— What you will do —
Give the number of lines that contain the string "page", and nothing else.

— Entries provided —

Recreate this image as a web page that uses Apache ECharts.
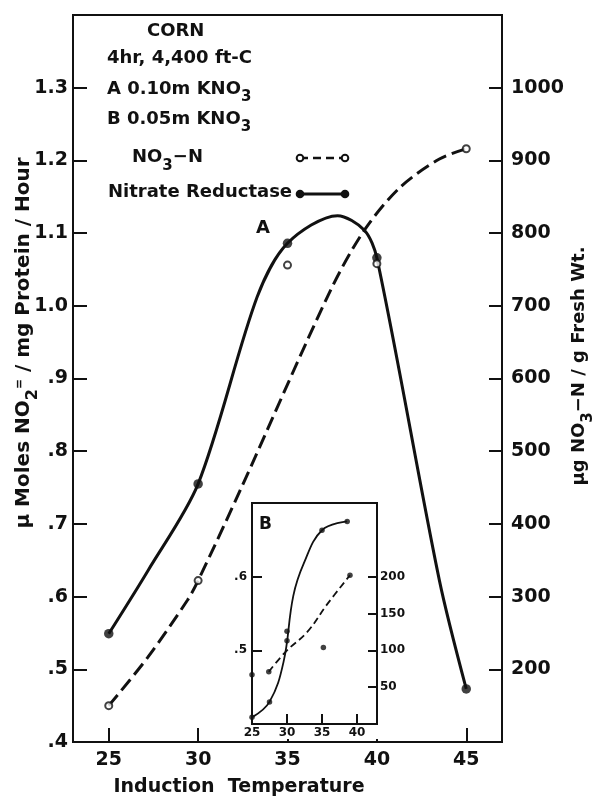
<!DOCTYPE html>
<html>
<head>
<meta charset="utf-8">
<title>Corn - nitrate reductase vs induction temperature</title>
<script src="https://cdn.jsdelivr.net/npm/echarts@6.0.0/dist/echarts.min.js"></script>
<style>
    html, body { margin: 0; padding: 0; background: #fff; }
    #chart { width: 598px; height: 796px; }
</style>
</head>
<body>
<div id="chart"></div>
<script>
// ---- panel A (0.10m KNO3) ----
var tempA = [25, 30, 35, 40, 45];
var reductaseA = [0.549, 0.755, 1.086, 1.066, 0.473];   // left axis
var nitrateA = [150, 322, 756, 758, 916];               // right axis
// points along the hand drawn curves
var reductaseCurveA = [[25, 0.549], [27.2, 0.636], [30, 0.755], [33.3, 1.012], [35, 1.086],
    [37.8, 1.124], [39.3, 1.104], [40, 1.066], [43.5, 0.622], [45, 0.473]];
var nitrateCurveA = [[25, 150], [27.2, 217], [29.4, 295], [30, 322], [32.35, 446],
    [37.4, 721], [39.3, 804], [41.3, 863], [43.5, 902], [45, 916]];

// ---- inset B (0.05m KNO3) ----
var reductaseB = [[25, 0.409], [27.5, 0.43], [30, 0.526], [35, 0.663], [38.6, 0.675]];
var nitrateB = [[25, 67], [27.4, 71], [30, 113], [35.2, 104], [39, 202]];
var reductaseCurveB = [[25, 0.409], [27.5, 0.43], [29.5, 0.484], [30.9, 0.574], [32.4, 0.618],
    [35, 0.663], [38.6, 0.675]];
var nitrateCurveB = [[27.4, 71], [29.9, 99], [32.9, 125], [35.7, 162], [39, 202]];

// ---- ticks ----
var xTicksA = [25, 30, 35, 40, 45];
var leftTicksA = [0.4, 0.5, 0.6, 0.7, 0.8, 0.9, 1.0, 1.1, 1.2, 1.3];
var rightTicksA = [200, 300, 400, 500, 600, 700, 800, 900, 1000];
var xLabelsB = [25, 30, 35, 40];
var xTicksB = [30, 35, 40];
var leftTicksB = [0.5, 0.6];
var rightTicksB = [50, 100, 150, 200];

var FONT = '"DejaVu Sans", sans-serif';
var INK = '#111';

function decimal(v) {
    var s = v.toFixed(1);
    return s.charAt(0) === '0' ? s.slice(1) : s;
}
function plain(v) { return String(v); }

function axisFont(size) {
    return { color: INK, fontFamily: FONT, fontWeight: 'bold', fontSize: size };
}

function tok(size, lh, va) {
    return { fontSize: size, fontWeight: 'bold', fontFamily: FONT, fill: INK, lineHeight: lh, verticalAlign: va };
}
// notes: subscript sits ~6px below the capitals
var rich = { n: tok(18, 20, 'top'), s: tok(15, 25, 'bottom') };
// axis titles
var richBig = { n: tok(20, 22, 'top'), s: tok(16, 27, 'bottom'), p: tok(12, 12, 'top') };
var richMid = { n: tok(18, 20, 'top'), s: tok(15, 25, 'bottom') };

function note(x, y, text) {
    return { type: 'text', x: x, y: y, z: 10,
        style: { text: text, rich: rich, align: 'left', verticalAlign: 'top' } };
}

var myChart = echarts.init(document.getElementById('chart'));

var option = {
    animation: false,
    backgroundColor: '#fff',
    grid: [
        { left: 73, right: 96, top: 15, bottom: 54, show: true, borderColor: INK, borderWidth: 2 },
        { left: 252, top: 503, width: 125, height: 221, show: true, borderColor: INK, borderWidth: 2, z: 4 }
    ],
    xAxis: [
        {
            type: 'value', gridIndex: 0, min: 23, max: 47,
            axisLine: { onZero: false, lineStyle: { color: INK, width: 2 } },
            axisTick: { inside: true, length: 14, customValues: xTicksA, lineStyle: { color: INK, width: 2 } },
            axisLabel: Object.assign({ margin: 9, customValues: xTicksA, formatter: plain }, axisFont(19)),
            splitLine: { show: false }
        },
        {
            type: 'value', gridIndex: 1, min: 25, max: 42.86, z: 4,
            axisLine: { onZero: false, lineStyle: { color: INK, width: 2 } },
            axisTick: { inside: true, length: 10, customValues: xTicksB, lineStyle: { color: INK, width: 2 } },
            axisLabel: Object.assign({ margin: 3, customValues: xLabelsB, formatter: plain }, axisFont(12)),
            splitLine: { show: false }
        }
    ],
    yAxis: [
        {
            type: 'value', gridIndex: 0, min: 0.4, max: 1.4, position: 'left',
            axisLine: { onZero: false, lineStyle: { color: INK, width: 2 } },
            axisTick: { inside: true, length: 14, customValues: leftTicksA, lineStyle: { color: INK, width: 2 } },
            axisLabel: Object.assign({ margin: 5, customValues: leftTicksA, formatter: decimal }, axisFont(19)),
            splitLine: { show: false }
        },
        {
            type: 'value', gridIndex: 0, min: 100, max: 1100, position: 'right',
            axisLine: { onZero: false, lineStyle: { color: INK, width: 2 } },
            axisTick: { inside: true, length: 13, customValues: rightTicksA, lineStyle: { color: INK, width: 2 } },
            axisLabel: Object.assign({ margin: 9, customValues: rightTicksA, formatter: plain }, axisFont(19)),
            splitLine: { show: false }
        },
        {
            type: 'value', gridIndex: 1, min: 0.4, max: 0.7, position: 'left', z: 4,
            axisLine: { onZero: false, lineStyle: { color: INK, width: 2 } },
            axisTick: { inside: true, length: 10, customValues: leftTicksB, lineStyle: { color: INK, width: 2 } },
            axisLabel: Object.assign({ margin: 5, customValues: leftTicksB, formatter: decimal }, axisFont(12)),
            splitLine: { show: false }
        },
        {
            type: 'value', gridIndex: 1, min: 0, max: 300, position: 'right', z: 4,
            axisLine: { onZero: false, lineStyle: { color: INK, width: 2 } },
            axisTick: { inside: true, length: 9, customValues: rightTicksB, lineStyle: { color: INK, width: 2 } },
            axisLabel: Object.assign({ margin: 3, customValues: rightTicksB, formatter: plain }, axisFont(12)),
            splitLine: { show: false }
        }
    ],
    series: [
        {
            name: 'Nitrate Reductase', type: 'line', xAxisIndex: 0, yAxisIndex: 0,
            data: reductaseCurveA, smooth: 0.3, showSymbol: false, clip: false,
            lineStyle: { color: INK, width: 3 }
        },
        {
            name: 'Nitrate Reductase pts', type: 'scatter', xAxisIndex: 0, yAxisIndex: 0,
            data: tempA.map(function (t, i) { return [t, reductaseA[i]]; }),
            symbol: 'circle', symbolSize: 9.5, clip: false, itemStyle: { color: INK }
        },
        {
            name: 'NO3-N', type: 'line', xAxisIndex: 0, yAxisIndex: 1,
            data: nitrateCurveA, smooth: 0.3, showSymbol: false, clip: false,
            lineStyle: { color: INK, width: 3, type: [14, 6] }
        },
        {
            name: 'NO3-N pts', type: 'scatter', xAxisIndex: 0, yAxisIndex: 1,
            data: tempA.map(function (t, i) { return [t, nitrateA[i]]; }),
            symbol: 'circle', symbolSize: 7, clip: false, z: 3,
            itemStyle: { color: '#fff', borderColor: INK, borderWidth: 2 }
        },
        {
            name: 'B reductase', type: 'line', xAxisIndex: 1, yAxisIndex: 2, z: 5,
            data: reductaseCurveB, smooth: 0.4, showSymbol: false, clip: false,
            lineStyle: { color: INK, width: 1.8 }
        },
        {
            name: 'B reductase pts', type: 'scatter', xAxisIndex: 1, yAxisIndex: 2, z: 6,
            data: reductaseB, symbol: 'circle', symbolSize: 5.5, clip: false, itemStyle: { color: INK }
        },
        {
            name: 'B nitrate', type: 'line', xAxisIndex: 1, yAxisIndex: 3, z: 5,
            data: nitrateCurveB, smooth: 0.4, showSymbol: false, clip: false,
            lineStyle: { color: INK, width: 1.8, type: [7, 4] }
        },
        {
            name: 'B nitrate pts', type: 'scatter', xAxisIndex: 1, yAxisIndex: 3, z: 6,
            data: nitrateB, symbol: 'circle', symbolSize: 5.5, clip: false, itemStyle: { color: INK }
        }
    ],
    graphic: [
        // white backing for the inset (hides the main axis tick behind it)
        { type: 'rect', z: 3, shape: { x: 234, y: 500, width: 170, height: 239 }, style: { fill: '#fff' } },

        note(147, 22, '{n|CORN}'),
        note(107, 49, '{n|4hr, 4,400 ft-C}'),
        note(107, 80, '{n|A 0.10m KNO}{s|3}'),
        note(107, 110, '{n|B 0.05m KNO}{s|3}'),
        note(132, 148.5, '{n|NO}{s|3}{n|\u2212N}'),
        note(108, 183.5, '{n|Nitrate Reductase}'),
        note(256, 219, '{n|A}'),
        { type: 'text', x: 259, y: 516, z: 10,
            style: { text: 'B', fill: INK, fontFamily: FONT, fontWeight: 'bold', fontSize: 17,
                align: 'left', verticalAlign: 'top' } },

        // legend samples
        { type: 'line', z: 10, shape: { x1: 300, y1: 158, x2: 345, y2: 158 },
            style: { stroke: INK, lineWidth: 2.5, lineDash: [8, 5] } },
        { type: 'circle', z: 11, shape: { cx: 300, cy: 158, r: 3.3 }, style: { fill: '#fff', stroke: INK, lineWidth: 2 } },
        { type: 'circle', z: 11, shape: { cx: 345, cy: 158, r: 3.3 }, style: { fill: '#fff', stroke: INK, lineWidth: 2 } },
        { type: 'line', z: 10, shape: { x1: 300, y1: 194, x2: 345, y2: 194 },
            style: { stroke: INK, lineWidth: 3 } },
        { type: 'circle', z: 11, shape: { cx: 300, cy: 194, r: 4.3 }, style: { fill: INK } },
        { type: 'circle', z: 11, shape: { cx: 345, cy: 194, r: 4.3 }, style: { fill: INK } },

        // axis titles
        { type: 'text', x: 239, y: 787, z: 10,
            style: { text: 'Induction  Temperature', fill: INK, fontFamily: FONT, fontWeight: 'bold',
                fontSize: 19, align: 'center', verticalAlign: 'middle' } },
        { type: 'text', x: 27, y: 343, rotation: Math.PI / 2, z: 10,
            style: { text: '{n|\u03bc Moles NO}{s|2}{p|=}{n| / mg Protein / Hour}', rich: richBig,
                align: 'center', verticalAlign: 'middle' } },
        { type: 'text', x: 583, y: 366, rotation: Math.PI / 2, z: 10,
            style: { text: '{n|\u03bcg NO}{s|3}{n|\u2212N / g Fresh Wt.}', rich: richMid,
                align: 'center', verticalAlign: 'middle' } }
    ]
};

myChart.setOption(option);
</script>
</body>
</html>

==

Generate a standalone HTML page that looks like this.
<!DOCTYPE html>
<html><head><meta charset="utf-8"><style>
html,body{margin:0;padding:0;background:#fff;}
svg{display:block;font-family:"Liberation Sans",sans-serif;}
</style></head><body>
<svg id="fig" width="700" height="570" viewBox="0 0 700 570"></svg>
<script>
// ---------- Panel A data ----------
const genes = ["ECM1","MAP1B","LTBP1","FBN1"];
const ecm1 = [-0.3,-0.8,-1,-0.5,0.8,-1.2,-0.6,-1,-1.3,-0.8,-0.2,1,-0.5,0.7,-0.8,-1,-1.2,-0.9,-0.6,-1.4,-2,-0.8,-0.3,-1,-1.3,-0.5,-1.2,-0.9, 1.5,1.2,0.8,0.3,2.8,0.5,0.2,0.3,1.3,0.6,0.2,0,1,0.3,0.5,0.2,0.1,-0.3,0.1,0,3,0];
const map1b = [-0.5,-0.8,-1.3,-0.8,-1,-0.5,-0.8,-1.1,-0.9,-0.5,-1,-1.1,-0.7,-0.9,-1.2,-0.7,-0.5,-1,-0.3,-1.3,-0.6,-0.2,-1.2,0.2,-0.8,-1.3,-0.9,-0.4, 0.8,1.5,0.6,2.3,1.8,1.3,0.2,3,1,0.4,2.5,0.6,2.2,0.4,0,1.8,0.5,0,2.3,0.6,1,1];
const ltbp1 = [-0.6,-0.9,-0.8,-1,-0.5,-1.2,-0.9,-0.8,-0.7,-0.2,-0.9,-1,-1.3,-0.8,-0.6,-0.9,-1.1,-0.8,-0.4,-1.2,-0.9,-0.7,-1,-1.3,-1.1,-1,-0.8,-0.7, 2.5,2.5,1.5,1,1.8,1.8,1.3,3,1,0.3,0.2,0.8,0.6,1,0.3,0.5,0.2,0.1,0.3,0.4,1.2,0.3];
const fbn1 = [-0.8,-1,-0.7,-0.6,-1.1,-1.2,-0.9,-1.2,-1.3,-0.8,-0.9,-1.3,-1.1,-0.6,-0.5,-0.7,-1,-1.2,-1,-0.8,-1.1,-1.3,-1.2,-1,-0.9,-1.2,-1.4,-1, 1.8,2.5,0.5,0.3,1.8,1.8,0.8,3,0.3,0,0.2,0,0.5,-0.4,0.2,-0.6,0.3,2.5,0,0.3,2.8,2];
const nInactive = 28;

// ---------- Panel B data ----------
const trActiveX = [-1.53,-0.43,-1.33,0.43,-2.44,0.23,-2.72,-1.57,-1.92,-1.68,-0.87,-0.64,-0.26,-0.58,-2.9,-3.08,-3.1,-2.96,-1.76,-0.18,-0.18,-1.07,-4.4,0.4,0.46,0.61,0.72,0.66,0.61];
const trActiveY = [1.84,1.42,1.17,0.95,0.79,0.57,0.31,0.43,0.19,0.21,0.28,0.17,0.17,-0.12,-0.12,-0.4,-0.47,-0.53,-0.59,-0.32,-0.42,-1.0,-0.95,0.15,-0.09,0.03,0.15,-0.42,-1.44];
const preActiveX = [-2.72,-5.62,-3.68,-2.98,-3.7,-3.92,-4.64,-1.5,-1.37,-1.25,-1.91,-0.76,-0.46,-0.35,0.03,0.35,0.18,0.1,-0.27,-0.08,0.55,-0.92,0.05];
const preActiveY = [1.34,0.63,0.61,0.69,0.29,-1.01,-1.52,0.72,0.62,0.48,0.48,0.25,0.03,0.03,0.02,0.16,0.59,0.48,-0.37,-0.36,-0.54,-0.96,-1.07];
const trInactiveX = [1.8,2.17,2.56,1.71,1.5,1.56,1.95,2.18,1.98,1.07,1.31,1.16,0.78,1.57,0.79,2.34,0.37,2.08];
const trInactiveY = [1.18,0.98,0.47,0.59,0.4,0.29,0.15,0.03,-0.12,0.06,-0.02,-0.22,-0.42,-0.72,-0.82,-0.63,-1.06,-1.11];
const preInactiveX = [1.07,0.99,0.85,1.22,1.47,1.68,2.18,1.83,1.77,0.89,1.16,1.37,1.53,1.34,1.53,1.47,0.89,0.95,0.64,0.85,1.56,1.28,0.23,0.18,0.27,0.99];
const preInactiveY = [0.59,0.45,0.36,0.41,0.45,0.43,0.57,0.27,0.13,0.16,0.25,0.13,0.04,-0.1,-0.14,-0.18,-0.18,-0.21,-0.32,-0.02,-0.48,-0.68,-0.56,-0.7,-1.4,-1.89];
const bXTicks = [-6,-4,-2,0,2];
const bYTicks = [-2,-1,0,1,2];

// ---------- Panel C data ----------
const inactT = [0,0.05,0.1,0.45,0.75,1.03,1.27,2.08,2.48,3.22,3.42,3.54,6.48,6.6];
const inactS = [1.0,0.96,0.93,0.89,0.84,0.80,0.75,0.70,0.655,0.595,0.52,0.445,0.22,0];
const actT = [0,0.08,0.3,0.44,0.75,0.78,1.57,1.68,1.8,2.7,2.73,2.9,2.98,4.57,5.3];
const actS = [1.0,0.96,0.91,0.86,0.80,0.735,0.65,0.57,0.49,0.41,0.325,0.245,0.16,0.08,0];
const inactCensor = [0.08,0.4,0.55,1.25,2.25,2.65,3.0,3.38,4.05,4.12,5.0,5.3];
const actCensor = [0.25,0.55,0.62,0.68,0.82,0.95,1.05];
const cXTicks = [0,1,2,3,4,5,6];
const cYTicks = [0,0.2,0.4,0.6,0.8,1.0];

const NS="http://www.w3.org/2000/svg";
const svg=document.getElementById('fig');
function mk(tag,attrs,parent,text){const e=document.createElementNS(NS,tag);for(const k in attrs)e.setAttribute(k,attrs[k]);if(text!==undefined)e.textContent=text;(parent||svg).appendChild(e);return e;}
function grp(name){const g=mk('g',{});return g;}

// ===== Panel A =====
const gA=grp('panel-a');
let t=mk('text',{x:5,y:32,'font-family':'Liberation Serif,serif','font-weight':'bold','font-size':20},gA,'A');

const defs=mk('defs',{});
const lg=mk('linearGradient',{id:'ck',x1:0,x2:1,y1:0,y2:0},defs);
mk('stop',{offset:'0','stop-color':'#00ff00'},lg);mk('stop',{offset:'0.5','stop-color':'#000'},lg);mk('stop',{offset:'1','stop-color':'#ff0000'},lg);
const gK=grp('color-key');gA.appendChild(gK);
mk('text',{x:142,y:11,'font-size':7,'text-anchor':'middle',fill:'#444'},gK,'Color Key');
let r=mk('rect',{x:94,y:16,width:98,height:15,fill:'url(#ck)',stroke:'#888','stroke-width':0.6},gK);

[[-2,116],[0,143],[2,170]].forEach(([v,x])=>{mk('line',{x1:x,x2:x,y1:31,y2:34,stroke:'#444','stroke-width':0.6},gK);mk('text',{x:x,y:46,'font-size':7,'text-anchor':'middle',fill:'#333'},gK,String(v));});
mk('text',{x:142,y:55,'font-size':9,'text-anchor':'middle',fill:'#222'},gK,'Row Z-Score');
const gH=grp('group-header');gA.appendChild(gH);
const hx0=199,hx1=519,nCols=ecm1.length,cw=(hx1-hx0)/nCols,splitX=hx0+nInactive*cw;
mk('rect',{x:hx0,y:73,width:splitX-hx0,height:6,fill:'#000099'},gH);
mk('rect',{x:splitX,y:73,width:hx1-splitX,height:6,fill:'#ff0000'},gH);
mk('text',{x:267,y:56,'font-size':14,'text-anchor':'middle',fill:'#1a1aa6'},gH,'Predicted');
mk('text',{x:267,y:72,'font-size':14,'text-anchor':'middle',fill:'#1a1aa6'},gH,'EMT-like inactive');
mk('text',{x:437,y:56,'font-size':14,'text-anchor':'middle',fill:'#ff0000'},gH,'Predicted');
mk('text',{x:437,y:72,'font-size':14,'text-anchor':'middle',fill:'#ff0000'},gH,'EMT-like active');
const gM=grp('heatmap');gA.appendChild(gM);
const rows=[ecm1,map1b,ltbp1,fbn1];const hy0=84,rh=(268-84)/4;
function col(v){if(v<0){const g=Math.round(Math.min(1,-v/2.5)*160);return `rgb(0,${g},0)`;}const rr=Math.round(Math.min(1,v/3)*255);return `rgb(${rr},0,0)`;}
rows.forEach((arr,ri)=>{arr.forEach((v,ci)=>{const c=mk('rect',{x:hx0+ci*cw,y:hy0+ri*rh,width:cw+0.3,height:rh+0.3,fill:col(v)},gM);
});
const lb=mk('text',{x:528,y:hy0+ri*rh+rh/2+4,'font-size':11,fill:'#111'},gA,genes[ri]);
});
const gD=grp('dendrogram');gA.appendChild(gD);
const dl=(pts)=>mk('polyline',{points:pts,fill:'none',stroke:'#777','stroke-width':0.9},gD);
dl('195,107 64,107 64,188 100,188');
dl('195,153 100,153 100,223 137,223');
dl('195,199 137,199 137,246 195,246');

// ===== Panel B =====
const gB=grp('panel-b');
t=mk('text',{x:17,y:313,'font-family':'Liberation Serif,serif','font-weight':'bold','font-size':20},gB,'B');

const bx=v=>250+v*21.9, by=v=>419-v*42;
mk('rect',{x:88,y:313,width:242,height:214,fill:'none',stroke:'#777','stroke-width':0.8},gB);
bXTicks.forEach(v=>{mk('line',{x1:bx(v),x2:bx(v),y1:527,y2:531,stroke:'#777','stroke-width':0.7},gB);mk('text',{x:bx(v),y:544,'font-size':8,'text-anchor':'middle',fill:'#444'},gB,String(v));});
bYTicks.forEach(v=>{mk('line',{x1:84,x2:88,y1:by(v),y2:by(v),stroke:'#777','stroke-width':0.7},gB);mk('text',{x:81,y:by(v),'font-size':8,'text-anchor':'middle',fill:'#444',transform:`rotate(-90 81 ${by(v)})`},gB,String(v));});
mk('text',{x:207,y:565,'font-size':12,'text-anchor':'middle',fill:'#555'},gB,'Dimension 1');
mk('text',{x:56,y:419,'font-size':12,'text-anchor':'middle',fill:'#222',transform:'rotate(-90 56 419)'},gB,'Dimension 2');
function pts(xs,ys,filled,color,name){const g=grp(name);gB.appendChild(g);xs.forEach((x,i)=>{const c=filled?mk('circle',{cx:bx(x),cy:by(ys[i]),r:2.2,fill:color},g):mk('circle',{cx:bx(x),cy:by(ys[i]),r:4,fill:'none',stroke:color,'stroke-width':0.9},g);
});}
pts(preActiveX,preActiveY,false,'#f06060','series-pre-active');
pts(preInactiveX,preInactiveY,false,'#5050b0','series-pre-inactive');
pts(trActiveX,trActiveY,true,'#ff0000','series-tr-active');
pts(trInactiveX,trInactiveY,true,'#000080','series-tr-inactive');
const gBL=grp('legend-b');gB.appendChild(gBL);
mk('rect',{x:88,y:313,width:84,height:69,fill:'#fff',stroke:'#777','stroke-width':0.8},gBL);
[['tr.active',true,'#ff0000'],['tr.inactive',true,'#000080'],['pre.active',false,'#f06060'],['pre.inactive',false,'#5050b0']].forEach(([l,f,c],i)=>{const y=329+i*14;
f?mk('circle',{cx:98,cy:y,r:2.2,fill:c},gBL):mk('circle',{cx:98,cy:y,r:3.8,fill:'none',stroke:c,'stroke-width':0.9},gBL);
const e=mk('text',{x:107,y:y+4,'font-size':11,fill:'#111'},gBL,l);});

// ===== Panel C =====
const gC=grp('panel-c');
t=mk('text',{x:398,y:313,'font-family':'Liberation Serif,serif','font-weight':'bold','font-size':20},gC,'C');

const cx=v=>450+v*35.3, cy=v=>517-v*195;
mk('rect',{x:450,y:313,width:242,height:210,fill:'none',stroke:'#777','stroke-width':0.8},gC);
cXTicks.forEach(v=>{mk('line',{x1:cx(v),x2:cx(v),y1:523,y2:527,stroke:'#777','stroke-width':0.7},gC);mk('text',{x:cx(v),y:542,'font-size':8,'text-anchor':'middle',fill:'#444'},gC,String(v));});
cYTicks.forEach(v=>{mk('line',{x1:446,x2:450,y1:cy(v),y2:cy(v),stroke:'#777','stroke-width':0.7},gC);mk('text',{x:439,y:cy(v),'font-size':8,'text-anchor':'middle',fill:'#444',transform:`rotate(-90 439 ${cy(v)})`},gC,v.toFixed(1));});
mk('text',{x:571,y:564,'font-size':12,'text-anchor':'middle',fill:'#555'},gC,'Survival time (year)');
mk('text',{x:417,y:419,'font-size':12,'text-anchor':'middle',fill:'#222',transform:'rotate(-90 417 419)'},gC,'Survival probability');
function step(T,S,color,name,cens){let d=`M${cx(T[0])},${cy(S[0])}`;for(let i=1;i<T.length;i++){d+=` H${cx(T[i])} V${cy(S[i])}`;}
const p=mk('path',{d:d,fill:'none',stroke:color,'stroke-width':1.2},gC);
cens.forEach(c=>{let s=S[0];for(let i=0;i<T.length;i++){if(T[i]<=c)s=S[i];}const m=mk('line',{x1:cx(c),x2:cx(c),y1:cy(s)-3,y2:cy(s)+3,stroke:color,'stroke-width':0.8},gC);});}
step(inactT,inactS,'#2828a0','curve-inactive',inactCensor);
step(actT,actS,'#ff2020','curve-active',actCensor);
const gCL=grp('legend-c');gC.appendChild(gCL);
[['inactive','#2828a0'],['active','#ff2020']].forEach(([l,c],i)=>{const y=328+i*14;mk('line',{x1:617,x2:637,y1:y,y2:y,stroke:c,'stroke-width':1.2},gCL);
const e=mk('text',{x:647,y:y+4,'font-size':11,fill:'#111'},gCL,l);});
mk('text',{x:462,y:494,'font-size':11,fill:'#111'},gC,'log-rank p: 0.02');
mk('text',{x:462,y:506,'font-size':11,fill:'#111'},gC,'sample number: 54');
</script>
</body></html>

— Full response —
2